Tuesday's showcase was Tebow's coming-out party after three months of working out with former big-league catcher Chad Moeller in Scottsdale, Arizona. Tebow showed up on the main field at 11 a.m., wearing a black Lycra shirt that accentuated his muscles, along with orange socks and an orange compression sleeve on his right arm.

"You look good, you feel good," Tebow said. "You feel good, you play good."

Tebow stuck to a tightly-scripted menu of activities. First he ran a 60-yard dash that scouts timed at 6.6 to 6.8 seconds -- a better than average grade on the 20-80 player evaluation scale. The next round of activities, shagging balls in the outfield and making throws, didn't go as well. Tebow looked mechanical at times, had a misstep or two with his footwork, and showed a throwing arm that one scout gave a 40 grade.

Two things everyone agreed on: 1) Tebow is a gifted athlete; and 2) he's a world-class competitor. Moeller, his mentor, half-jokingly says that it's hard to wrestle the bat out of Tebow's hands because of the pronounced size difference between them. When Tebow refused to say "uncle" amid temperatures in the high 80s, Moeller finally had to walk onto the field and obstruct his view for the workout to end within two hours.

"I thought Tim threw the ball well,'' Moeller said, "and he obviously ran well. He's a special athlete. As hitters, do we always think we can do something a little better? Sure. But I liked what I saw. He showed he can obviously hit a baseball a long way. He has great opposite-field power, and I thought the live at-bats went well. There's no question David Aardsma was out here today looking to find a job for next year. That makes it more real.''

When asked to cite major-league comparables for Tebow, scouts strained for names. Tebow stands 6-foot-3, weighs 255 pounds and has 7.3 percent body fat. Even perennial MVP Mike Trout doesn't have that kind of physical presence.

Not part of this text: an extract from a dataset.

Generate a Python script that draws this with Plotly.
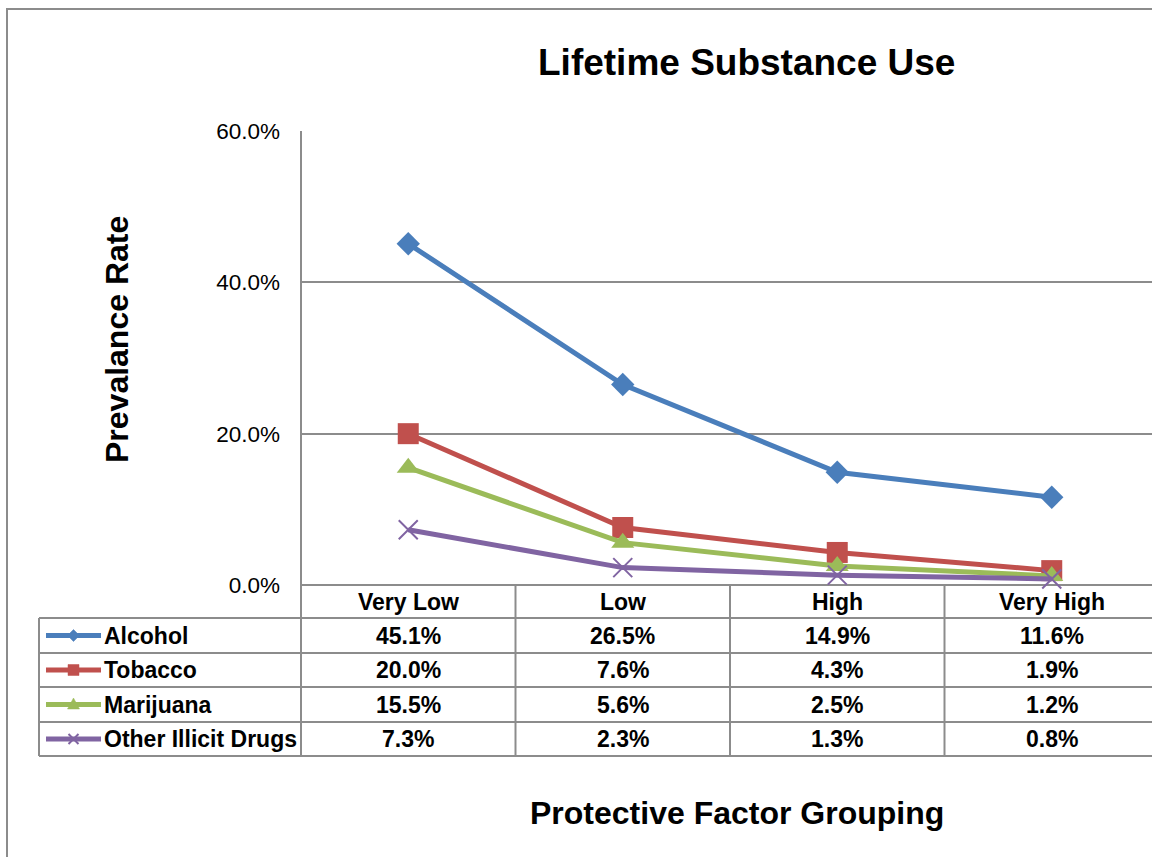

"How about a poor man's Kirk Gibson?" a scout said. "He's just a big, strong football player who plays the game hard.''

Another scout mentioned Ryan Klesko and Laynce Nix, muscular lefty sluggers who had a lot of power and some significant swing-and-miss in their portfolios. A third scout, while stumped for comps, made it clear that Tebow definitely has the raw materials.

"As an open-field runner, he's what you're looking for," the scout said. "And his raw power is an (80). The biggest questions are, what level does he compete at early, and how long is he willing to give it? He's got every tool you're looking for. But how does he make the adjustments as a hitter?''

So what comes next? After Tuesday's workout, five or six teams met with Tebow privately, which was a positive sign. Brodie Van Wagenen, Tebow's representative at CAA, said the ideal scenario would be for a team to sign Tebow and get him in uniform by the instructional league in late September. The development plan might include a stint in the Arizona Fall League or in winter ball, possibly in Latin America.

"There's been a lot of skepticism and a lot of criticism, and naturally everybody comes with a little bit of hesitation when they get to see what this euphoria is all about," Van Wagenen said. "I think teams have been very pleasantly surprised with Tim's talent and his commitment. They're viewing this with a whole new appreciation of him as a baseball player -- not just a celebrity or a needle mover."

As scores of teammates and others can attest, no one states the case for Tebow better than Tebow himself. During a 15-minute give-and-take with reporters after his workout, Tebow spoke with fervor, humor and not a shred of doubt that he will do everything in his power to become a baseball player. He's willing to handle the drudgery and make whatever sacrifices are necessary.

"This is something I love and I'm passionate about it, but it's not my identity," Tebow said. "It's not my foundation. I have that in so many bigger things -- my faith, my family and all my relationships. When you have that mindset, it lets you be free to go out there and compete. You don't have the fear of failure and what other people say about you. You can just go out there and go after what you believe."

Long story short: A rough batting practice session here or a few hiccups there aren't going to dissuade Tebow from the task at hand. He has made up his mind that he's going to play baseball, and he'll keep trying until everyone tells him no.